Band –  Psychotic Waltz 

Album – The God-Shaped Void 

Country of Origin – USA

Genre – Progressive Metal 

Release Date – February 14th, 2020

Label – InsideOut Music 

Author – Johnny The Fox


“Progressive is as progressive does.”-Fake Forrest Gump. 


I mean, prog metal is prog metal, with no grey areas or amorphous sub-genre murkiness, correct? Rather, “progressive” bands should be judged based on their ability to evolve naturally as well as on their technical mastery. Just as the overarching sub-genre has developed continually over the past 20 years —  incorporating disparate elements from metalcore, djent, avant-garde jazz, extreme guitar acrobatics, ambient, etc. — classic prog-metallers of the 80s and 90s are still treading the turbulent waters of musical complexity. 

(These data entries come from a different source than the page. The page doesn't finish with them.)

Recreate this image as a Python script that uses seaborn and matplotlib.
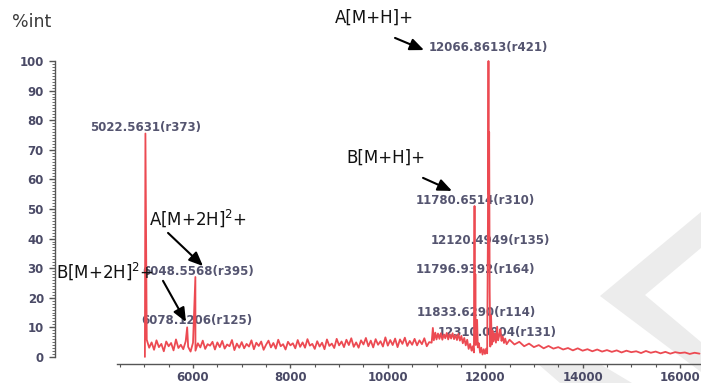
import numpy as np
import pandas as pd
import matplotlib
matplotlib.use("Agg")
import matplotlib.pyplot as plt
import seaborn as sns
from matplotlib.patches import Polygon
from matplotlib.ticker import FixedLocator

# ---------------- spectrum data ----------------
# baseline noise, 5050 .. 10850 Da every 50 Da (% intensity)
noise_start = 5050
noise_step = 50
noise_int = [
    5.8, 3.1, 4.9, 2.4, 5.6, 3.3, 4.4, 1.9, 5.2, 3.6,
    4.7, 2.2, 5.9, 3.0, 4.1, 2.6, 5.3, 3.4, 1.8, 4.8,
    2.1, 4.6, 3.2, 5.5, 2.7, 4.3, 3.8, 5.1, 2.5, 4.9,
    3.3, 5.4, 2.8, 4.2, 3.6, 5.7, 2.3, 4.5, 3.1, 5.0,
    2.9, 4.4, 3.5, 5.6, 2.6, 4.8, 3.7, 5.2, 2.4, 4.1,
    5.5, 3.2, 4.7, 2.8, 5.8, 3.6, 4.3, 2.5, 5.1, 3.9,
    4.6, 2.9, 5.7, 3.4, 4.9, 3.1, 6.0, 3.8, 4.4, 2.7,
    5.3, 3.5, 4.8, 2.6, 5.9, 3.7, 4.5, 3.0, 6.1, 3.9,
    5.2, 3.3, 5.8, 4.0, 6.3, 3.4, 4.9, 3.1, 5.6, 4.2,
    6.4, 3.6, 5.5, 3.2, 6.0, 4.1, 5.3, 3.5, 6.6, 3.8,
    5.7, 4.0, 6.2, 3.3, 5.9, 4.4, 6.5, 3.7, 5.4, 4.1,
    6.1, 3.9, 5.6, 4.3, 6.3, 3.6, 5.0,
]

# low-mass peaks
low_mz = [5012.0, 5022.5631, 5880.0, 6048.5568]
low_int = [0.0, 75.5, 10.0, 27.0]

# molecular-ion cluster region
cluster_mz = [
    10900, 10925, 10945, 10975, 11000, 11030, 11060, 11090, 11120, 11150,
    11180, 11210, 11240, 11270, 11300, 11330, 11360, 11390, 11420, 11450,
    11480, 11510, 11540, 11570, 11600, 11630, 11660, 11690, 11720, 11745,
    11768, 11780.6514, 11789, 11796.9392, 11806, 11820, 11833.6290, 11848, 11870, 11895,
    11920, 11945, 11970, 11995, 12020, 12040, 12054, 12066.8613, 12073, 12081,
    12092, 12104, 12120.4949, 12134, 12150, 12170, 12195, 12220, 12245, 12265,
    12290, 12310.0904, 12335, 12360, 12385, 12410, 12440,
]
cluster_int = [
    4.8, 9.8, 5.6, 8.2, 5.9, 7.9, 6.1, 8.0, 5.8, 7.6,
    6.3, 8.1, 5.9, 7.7, 6.2, 8.0, 6.0, 7.4, 5.7, 7.8,
    5.5, 7.1, 4.6, 6.4, 3.9, 5.8, 2.7, 4.4, 2.1, 3.6,
    1.5, 51.0, 6.5, 28.0, 4.0, 5.5, 12.5, 3.2, 4.6, 1.4,
    3.1, 0.8, 2.6, 1.0, 2.8, 1.2, 38.0, 100.0, 55.0, 76.0,
    22.0, 3.5, 14.0, 4.2, 8.8, 5.2, 7.9, 4.8, 10.2, 5.6,
    7.4, 9.3, 5.4, 6.9, 4.7, 6.2, 4.3,
]

# high-mass tail, 12500 .. 16400 Da every 100 Da
tail_start = 12500
tail_step = 100
tail_int = [
    5.8, 4.2, 5.1, 3.6, 4.5, 3.3, 4.0, 2.9, 3.7, 2.8,
    3.3, 2.5, 3.0, 2.2, 2.9, 2.1, 2.6, 1.9, 2.5, 1.8,
    2.3, 1.7, 2.2, 1.5, 2.1, 1.6, 1.9, 1.3, 2.0, 1.4,
    1.8, 1.2, 1.7, 1.1, 1.6, 1.3, 1.5, 1.0, 1.4, 1.1,
]

# peak labels: text, anchor m/z, anchor intensity
peak_labels = [
    "5022.5631(r373)", "6048.5568(r395)", "6078.1206(r125)",
    "12066.8613(r421)", "11780.6514(r310)", "12120.4949(r135)",
    "11796.9392(r164)", "11833.6290(r114)", "12310.0904(r131)",
]
label_x = [5022, 6103, 6082, 12058, 11790, 12099, 11790, 11811, 12242]
label_y = [77.4, 28.7, 12.2, 104.4, 53.0, 39.2, 29.4, 14.9, 8.1]

# ion assignments with arrows (text pos, arrow tail, arrow head)
ion_names = ["A[M+H]+", "B[M+H]+", "A[M+2H]$^{2}$+", "B[M+2H]$^{2}$+"]
ion_text_xy = [(9717, 114.5), (9963, 67.2), (6103, 47.0), (4200, 29.1)]
ion_tail_xy = [(10148, 107.8), (10723, 60.5), (5487, 41.9), (5384, 25.7)]
ion_head_xy = [(10743, 103.7), (11318, 56.1), (6205, 30.7), (5856, 11.8)]

x_ticks = [6000, 8000, 10000, 12000, 14000, 16000]
y_ticks = [0, 10, 20, 30, 40, 50, 60, 70, 80, 90, 100]

# ---------------- assemble trace ----------------
noise_mz = noise_start + noise_step * np.arange(len(noise_int))
tail_mz = tail_start + tail_step * np.arange(len(tail_int))
spectrum = pd.DataFrame({
    "mz": np.concatenate([low_mz, noise_mz, cluster_mz, tail_mz]),
    "intensity": np.concatenate([low_int, noise_int, cluster_int, tail_int]),
}).sort_values("mz")

# ---------------- figure ----------------
sns.set_theme(style="white")
plt.rcParams["font.family"] = ["DejaVu Sans"]

W, H = 701, 383
fig = plt.figure(figsize=(W / 100, H / 100), dpi=100)
fig.patch.set_facecolor("white")
ax = fig.add_axes([55 / W, 19 / H, 646 / W, 324 / H])
ax.set_facecolor("none")


def fpx(x, y):
    return (x / W, 1 - y / H)


# faint background emblem
for pts in (
    [(701, 212), (600, 296), (701, 372), (701, 342), (645, 295), (701, 248)],
    [(538, 364), (600, 364), (632, 383), (560, 383)],
):
    fig.patches.append(Polygon([fpx(*p) for p in pts], closed=True,
                               transform=fig.transFigure, facecolor="#ececec",
                               edgecolor="none", zorder=-5))

sns.lineplot(data=spectrum, x="mz", y="intensity", ax=ax, color="#ec4a52",
             linewidth=1.3, estimator=None, sort=True, zorder=3)

ax.set_xlim(3166, 16431)
ax.set_ylim(-2.4, 107.1)
ax.set_xlabel("")
ax.set_ylabel("")

for side in ("top", "right"):
    ax.spines[side].set_visible(False)
for side in ("left", "bottom"):
    ax.spines[side].set_color("#555555")
    ax.spines[side].set_linewidth(1.0)
ax.spines["left"].set_bounds(0, 100)
ax.spines["bottom"].set_bounds(4440, 16431)

ax.xaxis.set_major_locator(FixedLocator(x_ticks))
ax.xaxis.set_minor_locator(FixedLocator(np.arange(4500, 16500, 500)))
ax.yaxis.set_major_locator(FixedLocator(y_ticks))
ax.yaxis.set_minor_locator(FixedLocator(np.arange(0, 101, 1)))
ax.tick_params(axis="both", which="both", direction="out", color="#555555",
               labelcolor="#4a4a66", labelsize=8.5)
ax.tick_params(axis="x", which="major", length=3, width=1, pad=2)
ax.tick_params(axis="x", which="minor", length=2, width=0.8)
ax.tick_params(axis="y", which="major", length=4, width=1, pad=4)
ax.tick_params(axis="y", which="minor", length=2, width=0.6)
ax.tick_params(bottom=True, left=True, which="both")
for lab in ax.get_xticklabels() + ax.get_yticklabels():
    lab.set_fontweight("bold")
ax.grid(False)

fig.text(12 / W, 1 - 22 / H, "%int", ha="left", va="center",
         fontsize=12.5, color="#3a3a3a")

for txt, lx, ly in zip(peak_labels, label_x, label_y):
    ax.text(lx, ly, txt, ha="center", va="center", fontsize=8.5,
            fontweight="bold", color="#555570", zorder=2, clip_on=False)

for name, (tx, ty), tail, head in zip(ion_names, ion_text_xy, ion_tail_xy, ion_head_xy):
    ax.text(tx, ty, name, ha="center", va="center", fontsize=12,
            color="#111111", zorder=5, clip_on=False)
    ax.annotate("", xy=head, xytext=tail,
                arrowprops=dict(arrowstyle="-|>,head_length=0.7,head_width=0.3",
                                color="black", lw=1.5, shrinkA=0, shrinkB=0),
                zorder=6, annotation_clip=False)

fig.savefig("out.png", dpi=100)
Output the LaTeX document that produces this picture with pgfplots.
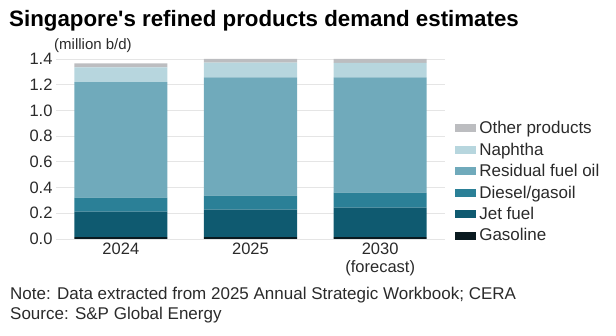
\documentclass[border=0pt]{standalone}
\usepackage{pgfplots}
\pgfplotsset{compat=1.18}
\usepackage{fontspec}
\setmainfont{Liberation Sans}
\definecolor{cOther}{HTML}{BCBDC0}
\definecolor{cNaph}{HTML}{B7D6DE}
\definecolor{cResid}{HTML}{70AABB}
\definecolor{cDiesel}{HTML}{2B8097}
\definecolor{cJet}{HTML}{0F5A70}
\definecolor{cGas}{HTML}{0A1A20}
\definecolor{txt}{HTML}{2A2A2A}
\begin{document}
\begin{tikzpicture}
\useasboundingbox (0,0) rectangle (616pt,-336pt);
\node[anchor=base west,inner sep=0pt,font=\fontsize{22.3}{24}\selectfont\bfseries] at (9pt,-27pt) {Singapore\textquotesingle s refined products demand estimates};
\node[anchor=base west,inner sep=0pt,font=\fontsize{15}{17}\selectfont,text=txt] at (54pt,-50pt) {(million b/d)};
\node[anchor=base west,inner sep=0pt,font=\fontsize{17}{19}\selectfont,text=txt] at (10pt,-300pt) {Note: Data extracted from 2025 Annual Strategic Workbook; CERA};
\node[anchor=base west,inner sep=0pt,font=\fontsize{17}{19}\selectfont,text=txt] at (10pt,-320pt) {Source: S\&P Global Energy};
\begin{axis}[
  at={(56pt,-239pt)}, anchor=south west,
  scale only axis, width=389pt, height=180pt,
  ybar stacked, bar width=0.718,
  xmin=-0.5, xmax=2.5, ymin=0, ymax=1.4,
  xtick={0,1,2}, xticklabels={2024,2025,2030\\[2pt](forecast)},
  xticklabel style={align=center, font=\fontsize{16.5}{16.5}\selectfont, text=txt},
  ytick={0,0.2,...,1.4},
  yticklabel style={font=\fontsize{16.5}{17}\selectfont, text=txt},
  /pgf/number format/assume math mode=true,
  yticklabel={\pgfmathprintnumber[fixed,fixed zerofill,precision=1]{\tick}},
  major tick length=0pt,
  axis line style={draw=none},
  ymajorgrids, grid style={color=black!10, line width=0.8pt},
  reverse legend,
  legend style={at={(1.026,0.665)}, anchor=north west, draw=none, fill=none,
    font=\fontsize{17}{18}\selectfont, text=txt, row sep=3.6pt,
    legend cell align=left, inner sep=0pt,
    nodes={inner xsep=3pt, inner ysep=2pt}},
  legend image code/.code={\fill[#1] (0pt,-4pt) rectangle (21pt,4pt);},
]
\addplot[fill=cGas, draw=none] coordinates {(0,0.015) (1,0.015) (2,0.015)};
\addplot[fill=cJet, draw=none] coordinates {(0,0.198) (1,0.214) (2,0.229)};
\addplot[fill=cDiesel, draw=none] coordinates {(0,0.109) (1,0.109) (2,0.117)};
\addplot[fill=cResid, draw=none] coordinates {(0,0.899) (1,0.919) (2,0.896)};
\addplot[fill=cNaph, draw=none] coordinates {(0,0.114) (1,0.114) (2,0.112)};
\addplot[fill=cOther, draw=none] coordinates {(0,0.031) (1,0.029) (2,0.031)};
\legend{Gasoline,Jet fuel,Diesel/gasoil,Residual fuel oil,Naphtha,Other products}
\end{axis}
\end{tikzpicture}
\end{document}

Psychotic Waltz is just one such band. If the San Diego-based quintet’s name sounds unfamiliar, try talking to a few European metalheads. The band gained some notoriety across the big pond throughout the 1990s with their unique blend of aggressive thrash riffing,  and melodic and innovative arrangements. They released four albums, most notably 1990s eviscerating progthrasterpiece A Social Grace, before calling it quits after 1997’s Bleeding; in 2011 the original lineup officially reformed, but their public activities were mostly limited to a handful of European shows. Secretly, however, they were writing the ambitious new opus known as The God-Shaped Void. On this new album, Psychotic Waltz have continued their evolution towards the more subdued direction of Bleeding — with varying degrees of success. 


For starters, thankfully, this is a bonafide Psychotic Waltz record, still anchored in large measure by the extraordinary vocal (and flute) stylings of Devon Graves (formerly known as Buddy Lackey). Graves sings compelling and stirring vocal lines throughout, riding his bounteous, impeccable tone to the far side of the void and beyond. The guitar/keyboard tandem of Dan Rock and Brian McAlpin consistently delivers neo-classical-based harmonies and lead melodies that harken back to the gloriously symmetrical works of Queensryche or Alder-era Fates Warning. Conversely, Rock/McAlpin eschew the modern prog-metal trend of jamming 1,000 chromatic scale patterns into 30 seconds of soloing, or tuning their eight-string guitars down so low only an elephant could discern the flatulent tones (phew!). Void is also a consistently grooving record, thanks to the locked-tight and fluid rhythms of bassist Ward Evans and drummer Norm Leggio. 


This, unfortunately, brings us to the primary issue with The God-Shaped Void — homogeneity. Unlike with their early-’90s output, Psychotic Waltz songs circa 2020 revolve around a preponderance of plodding tempos, riffs softened around the edges, and a decided dearth of thrilling emotional peaks and valleys. Long gone are the angular, staccato thrash riffs of the Waltz of yore; they have been replaced by a sense that the band’s atmospherics have nearly buried the metallic edge. Without a keen listen, this can relegate Void to the Bluetooth of background music. 


Still, there are some cool tunes here, starting with the catchy and relatively-aggressive opener, “Devils and Angels.” Graves’ impassioned vocal melodies elevate the crunchy groover, “All the Bad Men.” The acoustic-based ballad, “The Fallen,” almost recalls mid-’70s Floyd dancing through a Jethro Tull minstrel show; the dynamic “While the Spiders Spin” undoubtedly is the most ambitious and clever track on this pleasant, though flawed, album. 


Anyway, have a psychotic dancing break if you like. After all, I may not be a smart man, but I know what prog is. 



Highlights – “Season of the Swarm,” “All the Bad Men,” “Devils and Angels,” “The Fallen.”